## What the task asks
Retype only the lines from the top of the records to the line with "import plotly.graph_objects as go", including that line but none of the pictures.

══ Records supplied

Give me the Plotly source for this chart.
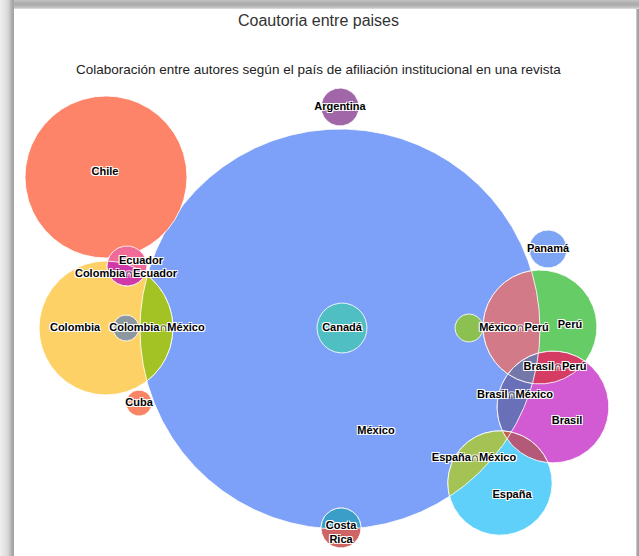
import numpy as np
import plotly.graph_objects as go

# ---------------- data ----------------
set_names = ["México", "Chile", "Colombia", "Perú", "Brasil", "España",
             "Argentina", "Ecuador", "Cuba", "Canadá", "Panamá", "Costa Rica",
             "set_gris", "set_verde"]
set_values = [100, 16.4, 11.2, 8.1, 7.8, 6.8,
              0.9, 1.0, 0.42, 1.56, 0.9, 1.0,
              0.42, 0.49]
intersections = [
    ("Colombia", "Ecuador"),
    ("Colombia", "México"),
    ("México", "Perú"),
    ("Brasil", "México"),
    ("Brasil", "Perú"),
    ("Brasil", "México", "Perú"),
    ("España", "México"),
    ("Brasil", "España"),
    ("Brasil", "España", "México"),
    ("Costa Rica", "México"),
]
title_text = "Coautoria entre paises"
subtitle_text = "Colaboración entre autores según el país de afiliación institucional en una revista"

# ---------------- layout (venn positions, units) ----------------
center_x = {"México": 0.0, "Chile": -11.7, "Colombia": -11.7, "Perú": 10.0,
            "Brasil": 10.65, "España": 8.0, "Argentina": 0.0, "Ecuador": -10.65,
            "Cuba": -10.05, "Canadá": 0.1, "Panamá": 10.4, "Costa Rica": 0.05,
            "set_gris": -10.7, "set_verde": 6.45}
center_y = {"México": 0.0, "Chile": 7.6, "Colombia": 0.05, "Perú": 0.1,
            "Brasil": -3.9, "España": -7.7, "Argentina": 11.1, "Ecuador": 3.15,
            "Cuba": -3.7, "Canadá": 0.05, "Panamá": 4.0, "Costa Rica": -9.95,
            "set_gris": 0.05, "set_verde": 0.05}

label_items = [
    ("México", "México", 1.8, -5.1),
    ("Chile", "Chile", -11.75, 7.85),
    ("Colombia", "Colombia", -13.25, 0.05),
    ("Argentina", "Argentina", 0.0, 11.1),
    ("Ecuador", "Ecuador", -9.95, 3.4),
    ("Colombia∩Ecuador", "Colombia∩Ecuador", -10.7, 2.75),
    ("Colombia∩México", "Colombia∩México", -9.15, 0.05),
    ("Cuba", "Cuba", -10.05, -3.7),
    ("Canadá", "Canadá", 0.1, 0.05),
    ("Panamá", "Panamá", 10.4, 4.0),
    ("México∩Perú", "México∩Perú", 8.7, 0.05),
    ("Perú", "Perú", 11.5, 0.2),
    ("Brasil∩Perú", "Brasil∩Perú", 10.75, -1.9),
    ("Brasil∩México", "Brasil∩México", 8.75, -3.3),
    ("Brasil", "Brasil", 11.35, -4.6),
    ("España∩México", "España∩México", 6.7, -6.45),
    ("España", "España", 8.6, -8.3),
    ("Costa Rica", "Costa<br>Rica", 0.05, -10.2),
]

colors = {
    "México": "#7da0f8", "Chile": "#fd8469", "Colombia": "#fdd165",
    "Perú": "#66cc66", "Brasil": "#d25ad2", "España": "#5fd0fa",
    "Argentina": "#a066a8", "Ecuador": "#f26a98", "Cuba": "#f98466",
    "Canadá": "#4fbfc4", "Panamá": "#7ea4f4", "Costa Rica": "#cf6464",
    "set_gris": "#8c97a0", "set_verde": "#8cc152",
    "Colombia∩Ecuador": "#cf3aa8", "Colombia∩México": "#a3c324",
    "México∩Perú": "#d27a88", "Brasil∩México": "#6a70b8",
    "Brasil∩Perú": "#d43c64", "Brasil∩México∩Perú": "#7378a8",
    "España∩México": "#a5c255", "Brasil∩España": "#b45a78",
    "Brasil∩España∩México": "#c06048", "Costa Rica∩México": "#3a9ec8",
}

radius = {n: float(np.sqrt(v)) for n, v in zip(set_names, set_values)}


def region_polygon(keys, n=900):
    xs, ys = [], []
    th = np.linspace(0, 2 * np.pi, n, endpoint=False)
    for k in keys:
        px = center_x[k] + radius[k] * np.cos(th)
        py = center_y[k] + radius[k] * np.sin(th)
        mask = np.ones(n, dtype=bool)
        for o in keys:
            if o == k:
                continue
            d = np.hypot(px - center_x[o], py - center_y[o])
            mask &= d <= radius[o] + 1e-9
        xs.extend(px[mask])
        ys.extend(py[mask])
    xs, ys = np.array(xs), np.array(ys)
    if len(xs) == 0:
        return None, None
    mx, my = xs.mean(), ys.mean()
    order = np.argsort(np.arctan2(ys - my, xs - mx))
    xs, ys = xs[order], ys[order]
    return np.append(xs, xs[0]), np.append(ys, ys[0])


fig = go.Figure()

for name in set_names:
    x, y = region_polygon([name])
    fig.add_trace(go.Scatter(
        x=x, y=y, mode="lines", fill="toself", fillcolor=colors[name],
        line=dict(color="rgba(255,255,255,0.85)", width=1),
        hoverinfo="text", text=name, showlegend=False))

for keys in intersections:
    key = "∩".join(keys)
    x, y = region_polygon(list(keys))
    if x is None:
        continue
    fig.add_trace(go.Scatter(
        x=x, y=y, mode="lines", fill="toself", fillcolor=colors[key],
        line=dict(color="rgba(255,255,255,0.85)", width=1),
        hoverinfo="text", text=key, showlegend=False))

fig.add_trace(go.Scatter(
    x=[it[2] for it in label_items], y=[it[3] for it in label_items],
    text=["<b>" + it[1] + "</b>" for it in label_items],
    mode="text", hoverinfo="skip", showlegend=False,
    textfont=dict(family="Liberation Sans, Arial, sans-serif", size=11, color="#000000",
                  shadow="1px 1px 0px #fff, -1px -1px 0px #fff, 1px -1px 0px #fff, -1px 1px 0px #fff"),
))

W, H = 639, 556
shapes = []
# frame shadow strips
left_cols = ["#eeeeee", "#ebebeb", "#e8e8e8", "#e6e6e6", "#e3e3e3", "#e0e0e0", "#dcdcdc",
             "#d8d8d8", "#d2d2d2", "#c8c8c8", "#bcbcbc", "#b0b0b0", "#a8a8a8", "#a4a4a4"]
for i, c in enumerate(left_cols):
    shapes.append(dict(type="rect", xref="paper", yref="paper", x0=i / W, x1=(i + 1) / W,
                       y0=0, y1=1, fillcolor=c, line=dict(width=0), layer="above"))
top_cols = ["#c0c0c0", "#b8b8b8", "#b2b2b2", "#aeaeae", "#acacac", "#b0b0b0", "#b8b8b8", "#c4c4c4", "#d8d8d8"]
for i, c in enumerate(top_cols):
    shapes.append(dict(type="rect", xref="paper", yref="paper", x0=len(left_cols) / W, x1=1,
                       y0=1 - (i + 1) / H, y1=1 - i / H, fillcolor=c, line=dict(width=0), layer="above"))
for i, c in enumerate(["#c8c8c8", "#a8a8a8", "#a0a0a0"]):
    shapes.append(dict(type="rect", xref="paper", yref="paper", x0=(636 + i) / W, x1=(637 + i) / W,
                       y0=0, y1=1 - 9 / H, fillcolor=c, line=dict(width=0), layer="above"))

fig.update_layout(
    width=W, height=H, margin=dict(l=0, r=0, t=0, b=0),
    paper_bgcolor="white", plot_bgcolor="white",
    xaxis=dict(range=[-17.0, 14.95], visible=False, fixedrange=True),
    yaxis=dict(range=[-11.35, 16.45], visible=False, fixedrange=True),
    shapes=shapes,
    annotations=[
        dict(text=title_text, x=318 / W, y=1 - 20 / H, xref="paper", yref="paper",
             showarrow=False, xanchor="center", yanchor="middle",
             font=dict(family="Liberation Sans, Arial, sans-serif", size=16, color="#333333")),
        dict(text=subtitle_text, x=318 / W, y=1 - 69 / H, xref="paper", yref="paper",
             showarrow=False, xanchor="center", yanchor="middle",
             font=dict(family="Liberation Sans, Arial, sans-serif", size=13.5, color="#222222")),
    ],
)

fig.write_html("out.html", config={"displayModeBar": False},
               post_script="document.body.style.margin='0px';")
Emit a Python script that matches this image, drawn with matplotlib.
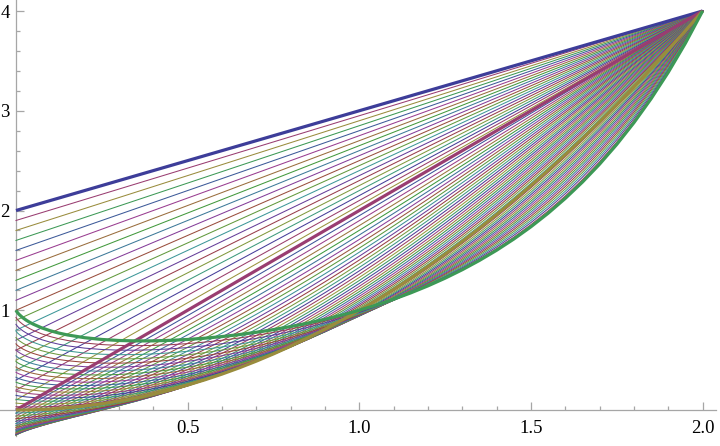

════

## Exercise answer
Give me the Plotly source for this chart.
import numpy as np
import plotly.graph_objects as go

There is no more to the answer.